THERE'S NO PLACE LIKE HOME: Joel Kotkin

in Newsweek:
...Perhaps nothing will be as surprising about 21st-century America as its settledness. For more than a generation Americans have believed that "spatial mobility" would increase, and, as it did, feed an inexorable trend toward rootlessness and anomie. This vision of social disintegration was perhaps best epitomized in Vance Packard's 1972 bestseller A Nation of Strangers, with its vision of America becoming "a society coming apart at the seams." In 2000, Harvard's Robert Putnam made a similar point, albeit less hyperbolically, in Bowling Alone, in which he wrote about the "civic malaise" he saw gripping the country. In Putnam's view, society was being undermined, largely due to suburbanization and what he called "the growth of mobility."

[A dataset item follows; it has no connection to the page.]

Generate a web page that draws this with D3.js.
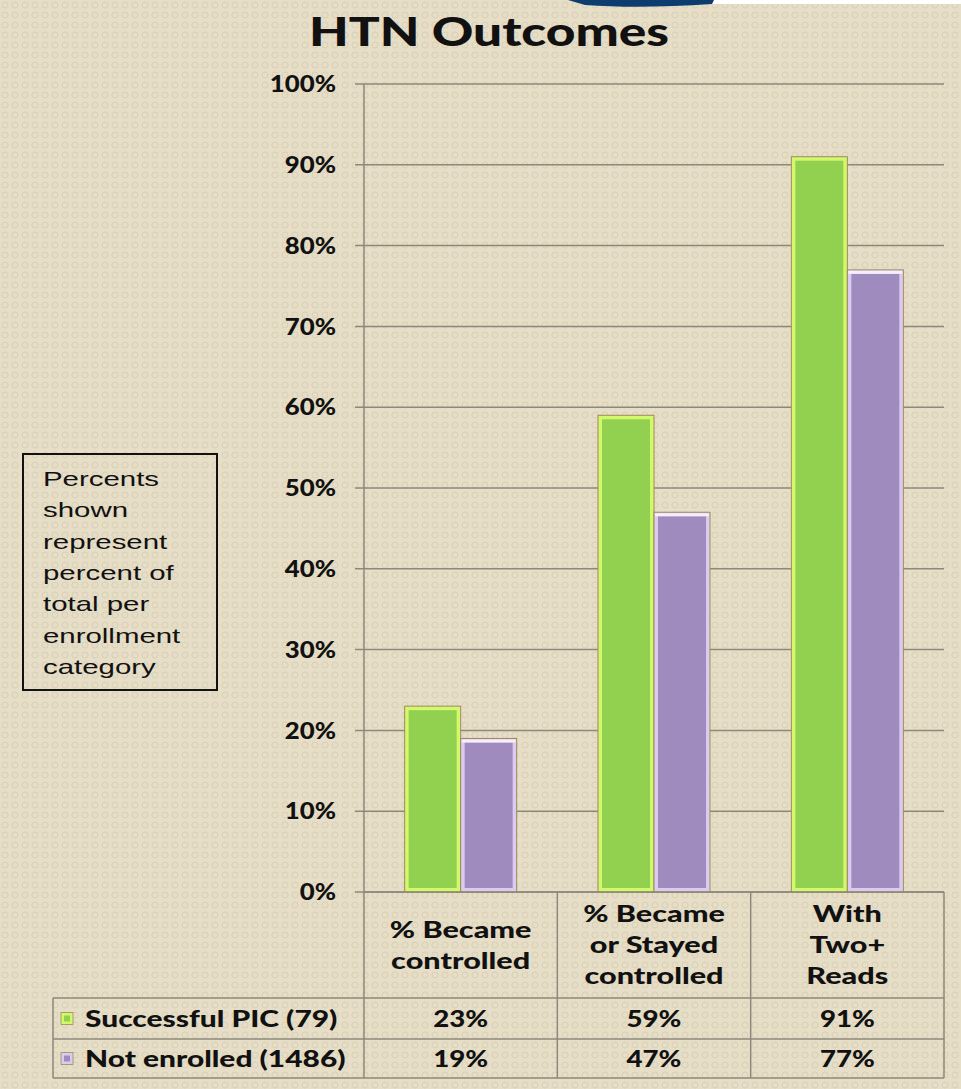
<!DOCTYPE html>
<html><head><meta charset="utf-8">
<script src="https://cdn.jsdelivr.net/npm/d3@7"></script>
<style>html,body{margin:0;padding:0;background:#e6ddc6;}svg{display:block;}</style>
</head><body>
<script>
const categories = ["% Became controlled", "% Became or Stayed controlled", "With Two+ Reads"];
const categoryLines = [["% Became", "controlled"], ["% Became", "or Stayed", "controlled"], ["With", "Two+", "Reads"]];
const seriesNames = ["Successful PIC (79)", "Not enrolled (1486)"];
const successfulPIC = [23, 59, 91];
const notEnrolled = [19, 47, 77];
const tableLabels = [["23%", "59%", "91%"], ["19%", "47%", "77%"]];
const yTicks = [0, 10, 20, 30, 40, 50, 60, 70, 80, 90, 100];
const yTickLabels = ["0%", "10%", "20%", "30%", "40%", "50%", "60%", "70%", "80%", "90%", "100%"];
const noteLines = ["Percents", "shown", "represent", "percent of", "total per", "enrollment", "category"];

const W = 961, H = 1089;
const svg = d3.select("body").append("svg").attr("width", W).attr("height", H);
const defs = svg.append("defs");
const pat = defs.append("pattern").attr("id", "tex").attr("width", 10).attr("height", 10).attr("patternUnits", "userSpaceOnUse");
pat.append("rect").attr("width", 10).attr("height", 10).attr("fill", "#e7dec8");
pat.append("circle").attr("cx", 5).attr("cy", 5).attr("r", 3).attr("fill", "none").attr("stroke", "#d8ceb4").attr("stroke-width", 1);
svg.append("rect").attr("width", W).attr("height", H).attr("fill", "url(#tex)");

// horizontal stretch helper (reference text is horizontally widened)
function stretch(sel, f) {
  sel.each(function () {
    const w = this.getComputedTextLength();
    d3.select(this).attr("textLength", w * f).attr("lengthAdjust", "spacingAndGlyphs");
  });
}

// top decoration
svg.append("rect").attr("x", 712).attr("y", 0).attr("width", 249).attr("height", 4).attr("fill", "#ffffff");
svg.append("path").attr("d", "M568,0 L714,0 L712,4 Q640,9 585,5 Z").attr("fill", "#0d3d6e");

const font = "Lato, 'DejaVu Sans', sans-serif";
const colors = [{fill: "#92d050", edge: "#d2f86c"}, {fill: "#a08bbf", edge: "#dccbf0"}];

const x0 = 364, x1 = 944, yBottom = 892, yTop = 84;
const x = d3.scaleBand().domain(categories).range([x0, x1]).padding(0);
const xs = d3.scaleBand().domain(seriesNames).range([0, x.bandwidth()]).paddingInner(0).paddingOuter(0.726);
const y = d3.scaleLinear().domain([0, 100]).range([yBottom, yTop]);

// title
svg.append("text").attr("x", 489).attr("y", 46).attr("text-anchor", "middle")
  .attr("font-family", font).attr("font-weight", 900).attr("font-size", 40)
  .attr("textLength", 360).attr("lengthAdjust", "spacingAndGlyphs").attr("fill", "#111").text("HTN Outcomes");

// gridlines
const gridColor = "#8c887a";
svg.append("g").selectAll("line").data(yTicks).join("line")
  .attr("x1", x0 - 9).attr("x2", x1).attr("y1", d => y(d)).attr("y2", d => y(d))
  .attr("stroke", gridColor).attr("stroke-width", 1.5);
svg.append("line").attr("x1", x0).attr("x2", x0).attr("y1", yTop).attr("y2", 1078).attr("stroke", gridColor).attr("stroke-width", 1.5);

// tick labels
const tl = svg.append("g").selectAll("text").data(yTicks).join("text")
  .attr("x", 336).attr("y", d => y(d)).attr("dy", "0.36em").attr("text-anchor", "end")
  .attr("font-family", font).attr("font-weight", 900).attr("font-size", 23).attr("fill", "#111")
  .text((d, i) => yTickLabels[i]);
stretch(tl, 1.12);

// bars
const series = [successfulPIC, notEnrolled];
series.forEach((vals, si) => {
  const g = svg.append("g");
  const c = colors[si];
  const bars = g.selectAll("g").data(categories).join("g");
  bars.append("rect")
    .attr("x", d => x(d) + xs(seriesNames[si])).attr("width", xs.bandwidth())
    .attr("y", (d, i) => y(vals[i])).attr("height", (d, i) => y(0) - y(vals[i]))
    .attr("fill", c.edge).attr("stroke", "#a08a5a").attr("stroke-width", 1);
  bars.append("rect")
    .attr("x", d => x(d) + xs(seriesNames[si]) + 4).attr("width", xs.bandwidth() - 8)
    .attr("y", (d, i) => y(vals[i]) + 4).attr("height", (d, i) => y(0) - y(vals[i]) - 8)
    .attr("fill", c.fill);
  if (si === 1) {
    bars.append("rect")
      .attr("x", d => x(d) + xs(seriesNames[si]) + 1).attr("width", xs.bandwidth() - 2)
      .attr("y", (d, i) => y(vals[i]) + 1).attr("height", 3).attr("fill", "#f6eefc");
  }
});

// note box
svg.append("rect").attr("x", 23).attr("y", 454).attr("width", 194).attr("height", 236)
  .attr("fill", "none").attr("stroke", "#111").attr("stroke-width", 2);
const nt = svg.append("g").selectAll("text").data(noteLines).join("text")
  .attr("x", 43).attr("y", (d, i) => 486 + i * 31.3)
  .attr("font-family", "'Liberation Sans', Arial, sans-serif").attr("font-size", 21).attr("fill", "#111")
  .text(d => d);
stretch(nt, 1.4);

// table
const tableColor = "#8c887a";
const rowY = [998, 1039, 1078];
const tg = svg.append("g");
tg.append("line").attr("x1", x0).attr("x2", x1).attr("y1", yBottom).attr("y2", yBottom).attr("stroke", tableColor).attr("stroke-width", 1.5);
rowY.forEach(yy => tg.append("line").attr("x1", 53).attr("x2", x1).attr("y1", yy).attr("y2", yy).attr("stroke", tableColor).attr("stroke-width", 1.5));
const vx = categories.map(c => x(c) + x.bandwidth());
vx.forEach(xx => tg.append("line").attr("x1", xx).attr("x2", xx).attr("y1", yBottom).attr("y2", 1078).attr("stroke", tableColor).attr("stroke-width", 1.5));
tg.append("line").attr("x1", 53).attr("x2", 53).attr("y1", 998).attr("y2", 1078).attr("stroke", tableColor).attr("stroke-width", 1.5);

// header
categoryLines.forEach((lines, ci) => {
  const cx = x(categories[ci]) + x.bandwidth() / 2;
  const n = lines.length;
  const startY = 945 - (n - 1) * 15.5;
  lines.forEach((ln, li) => {
    const t = tg.append("text").attr("x", cx).attr("y", startY + li * 31).attr("dy", "0.36em")
      .attr("text-anchor", "middle").attr("font-family", font).attr("font-weight", 900)
      .attr("font-size", 23).attr("fill", "#111").text(ln);
    stretch(t, 1.33);
  });
});
// data rows
tableLabels.forEach((row, ri) => {
  const cy = (rowY[ri] + rowY[ri + 1]) / 2;
  row.forEach((tx, ci) => {
    const t = tg.append("text").attr("x", x(categories[ci]) + x.bandwidth() / 2).attr("y", cy).attr("dy", "0.36em")
      .attr("text-anchor", "middle").attr("font-family", font).attr("font-weight", 900)
      .attr("font-size", 23).attr("fill", "#111").text(tx);
    stretch(t, 1.2);
  });
  const c = colors[ri];
  tg.append("rect").attr("x", 61).attr("y", cy - 6).attr("width", 12).attr("height", 12)
    .attr("fill", c.edge).attr("stroke", "#a08a5a").attr("stroke-width", 0.8);
  tg.append("rect").attr("x", 64).attr("y", cy - 3).attr("width", 6).attr("height", 6).attr("fill", c.fill);
  const lt = tg.append("text").attr("x", 85).attr("y", cy).attr("dy", "0.36em")
    .attr("font-family", font).attr("font-weight", 900).attr("font-size", 23).attr("fill", "#111")
    .text(seriesNames[ri]);
  stretch(lt, 1.3);
});
</script>
</body></html>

Yet in reality Americans actually are becoming less nomadic. As recently as the 1970s as many as one in five people moved annually; by 2006, long before the current recession took hold, that number was 14 percent, the lowest rate since the census starting following movement in 1940. Since then tougher times have accelerated these trends, in large part because opportunities to sell houses and find new employment have dried up. In 2008, the total number of people changing residences was less than those who did so in 1962, when the country had 120 million fewer people. The stay-at-home trend appears particularly strong among aging boomers, who are largely eschewing Sunbelt retirement condos to stay tethered to their suburban homes—close to family, friends, clubs, churches, and familiar surroundings.

The trend will not bring back the corner grocery stores and the declining organizations—bowling leagues, Boy Scouts, and such—cited by Putnam and others as the traditional glue of American communities. Nor will our car-oriented suburbs replicate the close neighborhood feel so celebrated by romantic urbanists like the late Jane Jacobs. Instead, the we're evolving in ways congruent with a postindustrial society. It will not spell the demise of Wal-Mart or Costco, but will express itself in scores of alternative institutions, such as thriving local weekly newspapers, a niche that has withstood the shift to the Internet far better than big-city dailies.

Our less mobile nature is already reshaping the corporate world. The kind of corporate nomadism described in Peter Kilborn's recent book, Next Stop, Reloville: Life Inside America’s Rootless Professional Class, in which families relocate every couple of years so the breadwinner can reach the next rung on the managerial ladder, will become less common in years ahead. A smaller cadre of corporate executives may still move from place to place, but surveys reveal many executives are now unwilling to move even for a good promotion. Why? Family and technology are two key factors working against nomadism, in the workplace and elsewhere.